WHAT TO WORK ON: Your output is the lines from the first one to the one containing "Serif, Times New", repeated exactly, with images left out.

------------------------------------

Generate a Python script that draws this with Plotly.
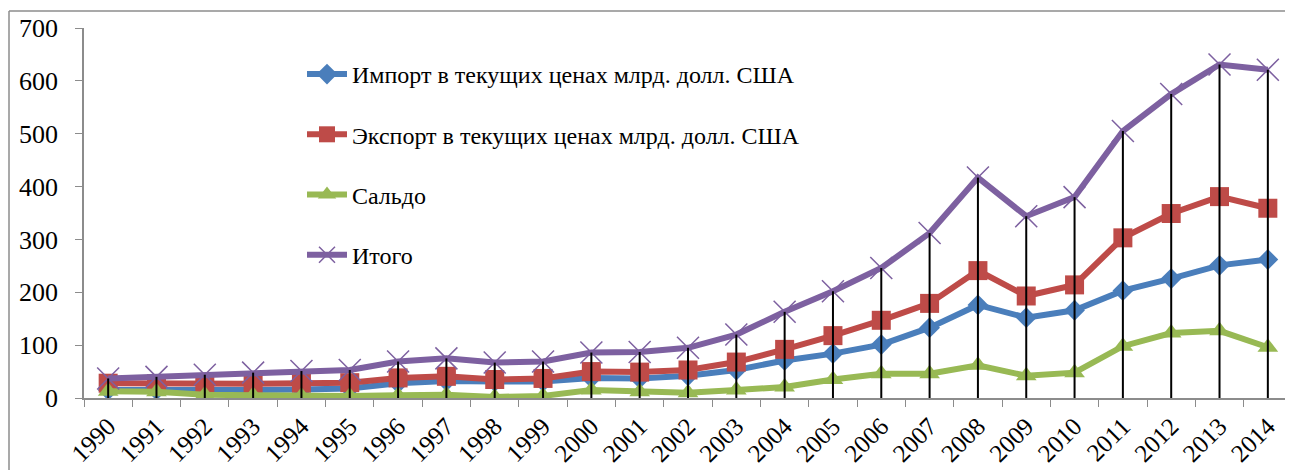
import plotly.graph_objects as go

years = [str(y) for y in range(1990, 2015)]
imports = [15, 15, 13, 15, 16, 18, 28, 32, 31, 31, 38, 37, 42, 53, 71, 84,
           101, 133, 176, 152, 166, 203, 226, 251, 262]
exports = [28, 27, 26, 27, 28, 29, 38, 41, 35, 37, 50, 49, 53, 68, 92, 118,
           147, 179, 241, 193, 214, 303, 349, 381, 359]
saldo = [13, 12, 6, 5, 4, 4, 5, 6, 2, 4, 15, 12, 10, 15, 21, 35,
         46, 46, 62, 42, 48, 98, 123, 127, 96]
total = [37, 40, 44, 48, 51, 53, 69, 75, 67, 69, 86, 87, 95, 120, 163, 202,
         246, 312, 417, 344, 380, 505, 575, 631, 621]

names = ["Импорт в текущих ценах млрд. долл. США",
         "Экспорт в текущих ценах млрд. долл. США",
         "Сальдо",
         "Итого"]

FONT = "Liberation Serif, Times New Roman, serif"

fig = go.Figure()
fig.add_trace(go.Scatter(x=years, y=imports, name=names[0], mode="lines+markers",
                         line=dict(color="#4A7EBB", width=6),
                         marker=dict(symbol="diamond", size=16, color="#4A7EBB"),
                         legendgroup="a"))
fig.add_trace(go.Scatter(x=years, y=exports, name=names[1], mode="lines+markers",
                         line=dict(color="#BE4B48", width=6),
                         marker=dict(symbol="square", size=19, color="#BE4B48"),
                         legendgroup="b"))
fig.add_trace(go.Scatter(x=years, y=saldo, name=names[2], mode="lines+markers",
                         line=dict(color="#98B954", width=6),
                         marker=dict(symbol="triangle-up", size=18, color="#98B954"),
                         legendgroup="c"))
fig.add_trace(go.Scatter(x=years, y=total, name=names[3], mode="lines+markers",
                         line=dict(color="#7D60A0", width=6),
                         marker=dict(symbol="x-thin", size=22,
                                     line=dict(color="#7D60A0", width=1.5)),
                         legendgroup="d"))

# drop lines from the highest series down to the axis
dx, dy = [], []
for yr, t in zip(years, total):
    dx += [yr, yr, None]
    dy += [0, t, None]
fig.add_trace(go.Scatter(x=dx, y=dy, mode="lines", showlegend=False,
                         line=dict(color="black", width=2), hoverinfo="skip"))

# the page body adds an 8px offset, so the figure is laid out 8px smaller
OFF = 8
W, H = 1293 - OFF, 470 - OFF
L, R, T, B = 76, 1, 20, 72
pw, ph = W - L - R, H - T - B

def px2x(px):
    return (px - OFF - L) / pw

def py2y(py):
    return (H - B - (py - OFF)) / ph

# outer chart border (left and top visible)
fig.add_shape(type="line", xref="paper", yref="paper",
              x0=px2x(9), x1=px2x(1310), y0=py2y(11), y1=py2y(11),
              line=dict(color="#8C8C8C", width=1.5))
fig.add_shape(type="line", xref="paper", yref="paper",
              x0=px2x(9), x1=px2x(9), y0=py2y(11), y1=py2y(490),
              line=dict(color="#8C8C8C", width=1.5))

fig.update_layout(
    width=W, height=H,
    margin=dict(l=L, r=R, t=T, b=B, autoexpand=False),
    paper_bgcolor="white", plot_bgcolor="white",
    font=dict(family=FONT, size=24, color="black"),
    showlegend=True,
    legend=dict(x=px2x(302), y=py2y(52), xanchor="left", yanchor="top",
                bgcolor="rgba(0,0,0,0)", font=dict(family=FONT, size=24),
                traceorder="grouped", tracegroupgap=26, itemwidth=40),
)
fig.update_xaxes(type="category", range=[-0.5, 24.5], showline=True,
                 linecolor="#8C8C8C", linewidth=1.5, ticks="outside",
                 tickson="boundaries", ticklen=7, tickcolor="#8C8C8C",
                 tickangle=-45, showgrid=False, zeroline=False,
                 automargin=False, ticklabelstandoff=2,
                 tickfont=dict(family=FONT, size=25))
fig.update_yaxes(range=[0, 700], dtick=100, showline=True,
                 linecolor="#8C8C8C", linewidth=1.5, ticks="outside",
                 ticklen=7, tickcolor="#8C8C8C", showgrid=False,
                 zeroline=False, automargin=False, ticklabelstandoff=12,
                 tickfont=dict(family=FONT, size=26))

fig.write_html("out.html")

------------------------------------

TASK OUTPUT:
Generate a Python script that draws this with Plotly.
import plotly.graph_objects as go

years = [str(y) for y in range(1990, 2015)]
imports = [15, 15, 13, 15, 16, 18, 28, 32, 31, 31, 38, 37, 42, 53, 71, 84,
           101, 133, 176, 152, 166, 203, 226, 251, 262]
exports = [28, 27, 26, 27, 28, 29, 38, 41, 35, 37, 50, 49, 53, 68, 92, 118,
           147, 179, 241, 193, 214, 303, 349, 381, 359]
saldo = [13, 12, 6, 5, 4, 4, 5, 6, 2, 4, 15, 12, 10, 15, 21, 35,
         46, 46, 62, 42, 48, 98, 123, 127, 96]
total = [37, 40, 44, 48, 51, 53, 69, 75, 67, 69, 86, 87, 95, 120, 163, 202,
         246, 312, 417, 344, 380, 505, 575, 631, 621]

names = ["Импорт в текущих ценах млрд. долл. США",
         "Экспорт в текущих ценах млрд. долл. США",
         "Сальдо",
         "Итого"]

FONT = "Liberation Serif, Times New Roman, serif"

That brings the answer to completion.